Cybersecurity defence tools have integrated AI systems to constantly and repetitively analyse web traffic and pick out anomalies. By studying network patterns and behaviour over time using deep learning algorithms, AI-powered security systems win over traditional firewalls as they work automatically with prior knowledge of the system and its users.
Translation and transcription
Language has proven a complex phenomenon to breakdown into discrete digital commands. Nevertheless, after years of research and ambitious attempts, computers are getting closer to the comprehension of language. Although automated language systems still lag far behind human performance, they have gotten much better in the last few years, scoring high 90s in translation and transcription. This is good enough for understandable speech and text in meetings, calls and media.
Market and trade predictions
Market and trade analysis have grown complex in modern times as businesses rely heavily on understanding vast amounts of data. Using AI data analysis tools coupled with big data technology, analysts can sieve through blocks of data, recognise business patterns, and use the information to predict intent and behaviour, and ultimately make accurate trade projections.
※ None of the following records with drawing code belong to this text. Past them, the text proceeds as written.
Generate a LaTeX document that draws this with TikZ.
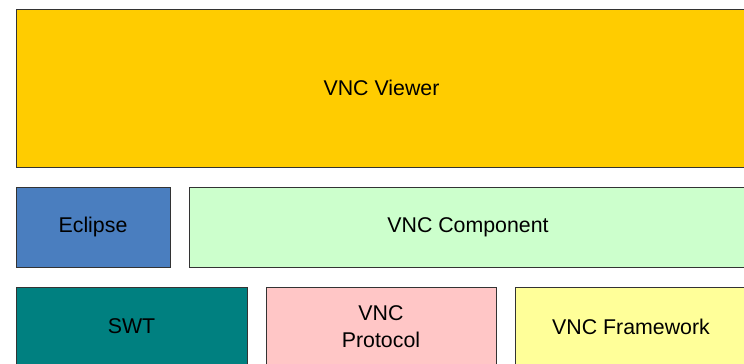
\documentclass[tikz,border=0pt]{standalone}
\usepackage{fontspec}
\setmainfont{Liberation Sans}

\definecolor{viewercol}{HTML}{FFCC00}
\definecolor{eclipsecol}{HTML}{4A7EBF}
\definecolor{compcol}{HTML}{CCFFCC}
\definecolor{swtcol}{HTML}{008080}
\definecolor{protocol}{HTML}{FFC6C6}
\definecolor{framecol}{HTML}{FFFF99}

\tikzset{
  layer/.style={draw=black!80, line width=0.75pt, inner sep=0pt, outer sep=0pt,
    align=center, font=\fontsize{16}{20}\selectfont}
}

\begin{document}
\begin{tikzpicture}[x=0.75pt,y=-0.75pt]
\useasboundingbox (0,0) rectangle (744,364);

%верхний слой
\node[layer, fill=viewercol, minimum width=548.25pt, minimum height=118.5pt] (viewer) at (381.5,88) {VNC Viewer};

%средний слой
\node[layer, fill=eclipsecol, minimum width=115.5pt, minimum height=60pt] (eclipse) at (93,227) {Eclipse};
\node[layer, fill=compcol, minimum width=418.5pt, minimum height=60pt] (component) at (468,227) {VNC Component};

%нижний слой
\node[layer, fill=swtcol, minimum width=173.25pt, minimum height=59.25pt] (swt) at (131.5,326.5) {SWT};
\node[layer, fill=protocol, minimum width=172.5pt, minimum height=59.25pt] (proto) at (381,326.5) {VNC\\Protocol};
\node[layer, fill=framecol, minimum width=174pt, minimum height=59.25pt] (framework) at (631,326.5) {VNC Framework};

\end{tikzpicture}
\end{document}
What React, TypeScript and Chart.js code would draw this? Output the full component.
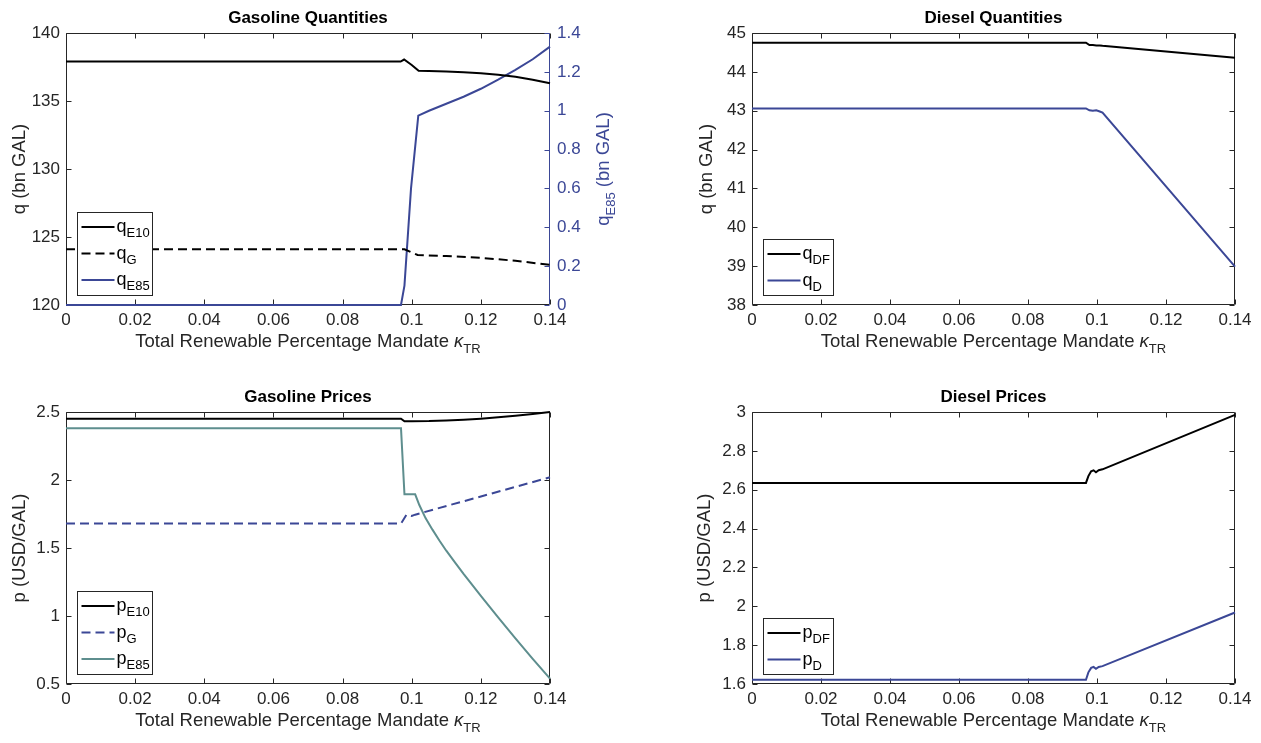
import React, { useEffect, useRef } from "react";
import { Chart, registerables } from "chart.js";

Chart.register(...registerables);

const FONT = '"Liberation Sans", Arial, Helvetica, sans-serif';
const AX = "#262626";
const BLUE = "#3B4796";
const TEAL = "#5E8E8E";
const BLACK = "#000000";
const TICK = 17;
const LABEL = 18.5;
const TITLE = 17;

// ---------- shared x ticks ----------
const kappaTicks = [0, 0.02, 0.04, 0.06, 0.08, 0.1, 0.12, 0.14];

// ---------- Gasoline quantities ----------
const gqTicks = [120, 125, 130, 135, 140];
const gqTicksE85 = [0, 0.2, 0.4, 0.6, 0.8, 1, 1.2, 1.4];
const gqKappaE10 = [0, 0.0968, 0.0978, 0.1, 0.102, 0.105, 0.11, 0.115, 0.12, 0.125, 0.13, 0.135, 0.14];
const qE10 = [137.9, 137.9, 138.05, 137.65, 137.22, 137.2, 137.17, 137.12, 137.04, 136.93, 136.78, 136.57, 136.3];
const gqKappaG = [0, 0.0979, 0.1017, 0.11, 0.12, 0.13, 0.14];
const qG = [124.1, 124.1, 123.68, 123.6, 123.47, 123.25, 122.95];
const gqKappaE85 = [0, 0.0969, 0.0979, 0.0998, 0.1019, 0.105, 0.11, 0.115, 0.12, 0.125, 0.13, 0.135, 0.14];
const qE85 = [0, 0, 0.1, 0.6, 0.975, 1.0, 1.036, 1.072, 1.113, 1.16, 1.21, 1.265, 1.33];

// ---------- Diesel quantities ----------
const dqTicks = [38, 39, 40, 41, 42, 43, 44, 45];
const dqKappa = [0, 0.0968, 0.0978, 0.0988, 0.0998, 0.1008, 0.1016, 0.14];
const qDF = [44.75, 44.75, 44.69, 44.69, 44.68, 44.68, 44.67, 44.36];
const qD = [43.06, 43.06, 43.01, 43.0, 43.01, 42.98, 42.95, 38.99];

// ---------- Gasoline prices ----------
const gpTicks = [0.5, 1, 1.5, 2, 2.5];
const gpKappaE10 = [0, 0.0969, 0.0979, 0.1, 0.105, 0.11, 0.115, 0.12, 0.125, 0.13, 0.135, 0.14];
const pE10 = [2.45, 2.45, 2.432, 2.432, 2.433, 2.437, 2.443, 2.451, 2.461, 2.472, 2.485, 2.5];
const gpKappaG = [0, 0.0969, 0.0985, 0.1, 0.101, 0.14];
const pG = [1.68, 1.68, 1.745, 1.735, 1.745, 2.02];
const gpKappaE85 = [0, 0.0969, 0.0979, 0.101, 0.1022, 0.104, 0.106, 0.108, 0.11, 0.1125, 0.115, 0.12, 0.125, 0.13, 0.135, 0.14];
const pE85 = [2.38, 2.38, 1.895, 1.895, 1.816, 1.72, 1.635, 1.555, 1.48, 1.395, 1.31, 1.148, 0.99, 0.835, 0.685, 0.54];

// ---------- Diesel prices ----------
const dpTicks = [1.6, 1.8, 2, 2.2, 2.4, 2.6, 2.8, 3];
const dpKappa = [0, 0.0968, 0.0975, 0.0983, 0.099, 0.0997, 0.1005, 0.1016, 0.14];
const pDF = [2.635, 2.635, 2.67, 2.695, 2.7, 2.69, 2.7, 2.705, 2.985];
const pD = [1.622, 1.622, 1.66, 1.683, 1.688, 1.678, 1.688, 1.692, 1.968];

type Seg = { text: string; sub?: boolean; italic?: boolean };
type Series = { label: Seg[]; xs: number[]; ys: number[]; color: string; dash?: number[]; axis?: string };
type Spec = {
  left: number; top: number; w: number; h: number;
  plot: { l: number; t: number; r: number; b: number };
  title: string;
  yLabel: Seg[]; yLabelX: number;
  y2Label?: Seg[]; y2LabelX?: number;
  yMin: number; yMax: number; yTicks: number[];
  y2Min?: number; y2Max?: number; y2Ticks?: number[];
  series: Series[];
  legendW: number;
};

const xTitle: Seg[] = [{ text: "Total Renewable Percentage Mandate " }, { text: "\u03BA", italic: true }, { text: "TR", sub: true }];

const fmt = (v: number) => String(Math.round(v * 1000) / 1000);

const segFont = (s: Seg, size: number, sub: number, bold: boolean) =>
  `${s.italic ? "italic " : ""}${bold ? "bold " : ""}${s.sub ? sub : size}px ${FONT}`;

function richWidth(ctx: CanvasRenderingContext2D, segs: Seg[], size: number, sub: number, bold = false) {
  let w = 0;
  for (const s of segs) {
    ctx.font = segFont(s, size, sub, bold);
    w += ctx.measureText(s.text).width;
  }
  return w;
}

function drawRich(ctx: CanvasRenderingContext2D, segs: Seg[], x: number, y: number, align: string, size: number, sub: number, color: string, bold = false) {
  const total = richWidth(ctx, segs, size, sub, bold);
  let cx = align === "center" ? x - total / 2 : x;
  ctx.fillStyle = color;
  ctx.textAlign = "left";
  ctx.textBaseline = "alphabetic";
  for (const s of segs) {
    ctx.font = segFont(s, size, sub, bold);
    ctx.fillText(s.text, cx, y + (s.sub ? size * 0.3 : 0));
    cx += ctx.measureText(s.text).width;
  }
}

function makePlugin(spec: Spec) {
  const hasY2 = !!spec.y2Ticks;
  return {
    id: "matlabFrame",
    beforeDatasetsDraw(chart: any) {
      const ctx: CanvasRenderingContext2D = chart.ctx;
      const a = chart.chartArea;
      const L = Math.round(a.left) + 0.5, R = Math.round(a.right) - 0.5;
      const T = Math.round(a.top) + 0.5, B = Math.round(a.bottom) - 0.5;
      ctx.save();
      ctx.lineWidth = 1;
      ctx.strokeStyle = AX;
      ctx.beginPath();
      ctx.moveTo(R, T); ctx.lineTo(L, T); ctx.lineTo(L, B); ctx.lineTo(R, B);
      if (!hasY2) ctx.lineTo(R, T);
      ctx.stroke();
      const tl = 5;
      const xs = chart.scales.x;
      ctx.beginPath();
      for (const v of kappaTicks) {
        const px = Math.round(xs.getPixelForValue(v)) + 0.5;
        ctx.moveTo(px, B); ctx.lineTo(px, B - tl);
        ctx.moveTo(px, T); ctx.lineTo(px, T + tl);
      }
      const ys = chart.scales.y;
      for (const v of spec.yTicks) {
        const py = Math.round(ys.getPixelForValue(v)) + 0.5;
        ctx.moveTo(L, py); ctx.lineTo(L + tl, py);
        if (!hasY2) { ctx.moveTo(R, py); ctx.lineTo(R - tl, py); }
      }
      ctx.stroke();
      if (hasY2) {
        const y2 = chart.scales.y2;
        ctx.strokeStyle = BLUE;
        ctx.beginPath();
        ctx.moveTo(R, T); ctx.lineTo(R, B);
        for (const v of spec.y2Ticks!) {
          const py = Math.round(y2.getPixelForValue(v)) + 0.5;
          ctx.moveTo(R, py); ctx.lineTo(R - tl, py);
        }
        ctx.stroke();
      }
      ctx.restore();
    },
    afterDraw(chart: any) {
      const ctx: CanvasRenderingContext2D = chart.ctx;
      const a = chart.chartArea;
      const cx = (a.left + a.right) / 2;
      const cy = (a.top + a.bottom) / 2;
      ctx.save();
      drawRich(ctx, [{ text: spec.title }], cx, a.top - 10, "center", TITLE, TITLE, BLACK, true);
      drawRich(ctx, xTitle, cx, a.bottom + 42, "center", LABEL, 13, AX);
      ctx.save();
      ctx.translate(spec.yLabelX - spec.left, cy);
      ctx.rotate(-Math.PI / 2);
      drawRich(ctx, spec.yLabel, 0, 6, "center", LABEL, 13, AX);
      ctx.restore();
      if (spec.y2Label) {
        ctx.save();
        ctx.translate(spec.y2LabelX! - spec.left, cy);
        ctx.rotate(-Math.PI / 2);
        drawRich(ctx, spec.y2Label, 0, 6, "center", LABEL, 13, BLUE);
        ctx.restore();
      }
      const n = spec.series.length;
      const bh = 27 * n + 2;
      const bx = Math.round(a.left + 11) + 0.5;
      const by = Math.round(a.bottom - 10 - bh) + 0.5;
      ctx.fillStyle = "#ffffff";
      ctx.fillRect(bx, by, spec.legendW, bh);
      ctx.strokeStyle = AX;
      ctx.lineWidth = 1;
      ctx.strokeRect(bx, by, spec.legendW, bh);
      spec.series.forEach((s, i) => {
        const ry = by + 14.5 + 26.5 * i;
        ctx.save();
        ctx.strokeStyle = s.color;
        ctx.lineWidth = 2;
        ctx.setLineDash(s.dash || []);
        ctx.beginPath();
        ctx.moveTo(bx + 4, ry); ctx.lineTo(bx + 37, ry);
        ctx.stroke();
        ctx.restore();
        drawRich(ctx, s.label, bx + 39, ry + 5, "left", 18, 13, BLACK);
      });
      ctx.restore();
    },
  };
}

function buildConfig(spec: Spec): any {
  const hasY2 = !!spec.y2Ticks;
  const tickFont = { family: FONT, size: TICK };
  const scales: any = {
    x: {
      type: "linear", position: "bottom", min: 0, max: 0.14,
      grid: { display: false, drawTicks: false }, border: { display: false },
      ticks: { font: tickFont, color: AX, padding: 5, maxRotation: 0, autoSkip: false, callback: (v: number) => fmt(v) },
      afterBuildTicks: (s: any) => { s.ticks = kappaTicks.map((v) => ({ value: v })); },
      afterFit: (s: any) => { s.height = spec.top + spec.h - spec.plot.b; },
    },
    y: {
      type: "linear", position: "left", min: spec.yMin, max: spec.yMax,
      grid: { display: false, drawTicks: false }, border: { display: false },
      ticks: { font: tickFont, color: AX, padding: 6, autoSkip: false, callback: (v: number) => fmt(v) },
      afterBuildTicks: (s: any) => { s.ticks = spec.yTicks.map((v) => ({ value: v })); },
      afterFit: (s: any) => { s.width = spec.plot.l - spec.left; },
    },
  };
  if (hasY2) {
    scales.y2 = {
      type: "linear", position: "right", min: spec.y2Min, max: spec.y2Max,
      grid: { display: false, drawTicks: false }, border: { display: false },
      ticks: { font: tickFont, color: BLUE, padding: 7, autoSkip: false, callback: (v: number) => fmt(v) },
      afterBuildTicks: (s: any) => { s.ticks = spec.y2Ticks!.map((v) => ({ value: v })); },
      afterFit: (s: any) => { s.width = spec.left + spec.w - spec.plot.r; },
    };
  }
  return {
    type: "line",
    data: {
      datasets: spec.series.map((s) => ({
        label: s.label.map((x) => x.text).join(""),
        data: s.xs.map((x, i) => ({ x, y: s.ys[i] })),
        borderColor: s.color,
        backgroundColor: s.color,
        borderWidth: 2,
        borderDash: s.dash || [],
        pointRadius: 0,
        tension: 0,
        fill: false,
        clip: false,
        yAxisID: s.axis || "y",
      })),
    },
    options: {
      responsive: false,
      maintainAspectRatio: false,
      animation: false,
      devicePixelRatio: 1,
      events: [],
      layout: {
        padding: {
          left: 0,
          top: spec.plot.t - spec.top,
          right: hasY2 ? 0 : spec.left + spec.w - spec.plot.r,
          bottom: 0,
        },
      },
      plugins: { legend: { display: false }, tooltip: { enabled: false }, title: { display: false } },
      scales,
    },
    plugins: [makePlugin(spec)],
  };
}

const DASH = [9, 5];

const specs: Spec[] = [
  {
    left: 0, top: 0, w: 630, h: 372,
    plot: { l: 66, t: 33, r: 550, b: 305 },
    title: "Gasoline Quantities",
    yLabel: [{ text: "q (bn GAL)" }], yLabelX: 19,
    y2Label: [{ text: "q" }, { text: "E85", sub: true }, { text: " (bn GAL)" }], y2LabelX: 603,
    yMin: 120, yMax: 140, yTicks: gqTicks,
    y2Min: 0, y2Max: 1.4, y2Ticks: gqTicksE85,
    legendW: 75,
    series: [
      { label: [{ text: "q" }, { text: "E10", sub: true }], xs: gqKappaE10, ys: qE10, color: BLACK },
      { label: [{ text: "q" }, { text: "G", sub: true }], xs: gqKappaG, ys: qG, color: BLACK, dash: DASH },
      { label: [{ text: "q" }, { text: "E85", sub: true }], xs: gqKappaE85, ys: qE85, color: BLUE, axis: "y2" },
    ],
  },
  {
    left: 630, top: 0, w: 631, h: 372,
    plot: { l: 752, t: 33, r: 1235, b: 305 },
    title: "Diesel Quantities",
    yLabel: [{ text: "q (bn GAL)" }], yLabelX: 706,
    yMin: 38, yMax: 45, yTicks: dqTicks,
    legendW: 70,
    series: [
      { label: [{ text: "q" }, { text: "DF", sub: true }], xs: dqKappa, ys: qDF, color: BLACK },
      { label: [{ text: "q" }, { text: "D", sub: true }], xs: dqKappa, ys: qD, color: BLUE },
    ],
  },
  {
    left: 0, top: 372, w: 630, h: 371,
    plot: { l: 66, t: 412, r: 550, b: 684 },
    title: "Gasoline Prices",
    yLabel: [{ text: "p (USD/GAL)" }], yLabelX: 19,
    yMin: 0.5, yMax: 2.5, yTicks: gpTicks,
    legendW: 75,
    series: [
      { label: [{ text: "p" }, { text: "E10", sub: true }], xs: gpKappaE10, ys: pE10, color: BLACK },
      { label: [{ text: "p" }, { text: "G", sub: true }], xs: gpKappaG, ys: pG, color: BLUE, dash: DASH },
      { label: [{ text: "p" }, { text: "E85", sub: true }], xs: gpKappaE85, ys: pE85, color: TEAL },
    ],
  },
  {
    left: 630, top: 372, w: 631, h: 371,
    plot: { l: 752, t: 412, r: 1235, b: 684 },
    title: "Diesel Prices",
    yLabel: [{ text: "p (USD/GAL)" }], yLabelX: 704,
    yMin: 1.6, yMax: 3, yTicks: dpTicks,
    legendW: 70,
    series: [
      { label: [{ text: "p" }, { text: "DF", sub: true }], xs: dpKappa, ys: pDF, color: BLACK },
      { label: [{ text: "p" }, { text: "D", sub: true }], xs: dpKappa, ys: pD, color: BLUE },
    ],
  },
];

function Panel({ spec }: { spec: Spec }) {
  const ref = useRef<HTMLCanvasElement>(null);
  useEffect(() => {
    const chart = new Chart(ref.current as HTMLCanvasElement, buildConfig(spec));
    return () => chart.destroy();
  }, [spec]);
  return (
    <canvas
      ref={ref}
      width={spec.w}
      height={spec.h}
      style={{ position: "absolute", left: spec.left, top: spec.top, width: spec.w, height: spec.h }}
    />
  );
}

export default function App() {
  return (
    <div style={{ position: "absolute", left: 0, top: 0, width: 1261, height: 743, background: "#ffffff", overflow: "hidden" }}>
      {specs.map((s, i) => (
        <Panel key={i} spec={s} />
      ))}
    </div>
  );
}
These systems come in handy while exploring new markets, trying new rollouts, launching start-ups, and trading stocks and currencies. It reduces human error and judgment when making predictions by only using available data and historical inferences.
Repetitive, semi or fully predictable tasks like data entry, accounting, payroll, and resource and supply chain management are now safe in the hands of autonomous systems. These systems learn the rules governing certain operations and translate them into programmed instructions. However, switching from manual to automated services is not as easy as pushing a button. Some of the processes and transactions may need reengineering to suit the automated system in order to take full advantage of its efficiency and speed.
We can expect to see a further implementation of AI systems in the workplace. More tasks and roles will be replaced or assisted by AI tools. Although there is a worry that extensive automation in the workplace may lead to job destruction, many studies have shown that this will actually create more jobs. As AI technology improves and spreads, the workplace will continue to become more efficient.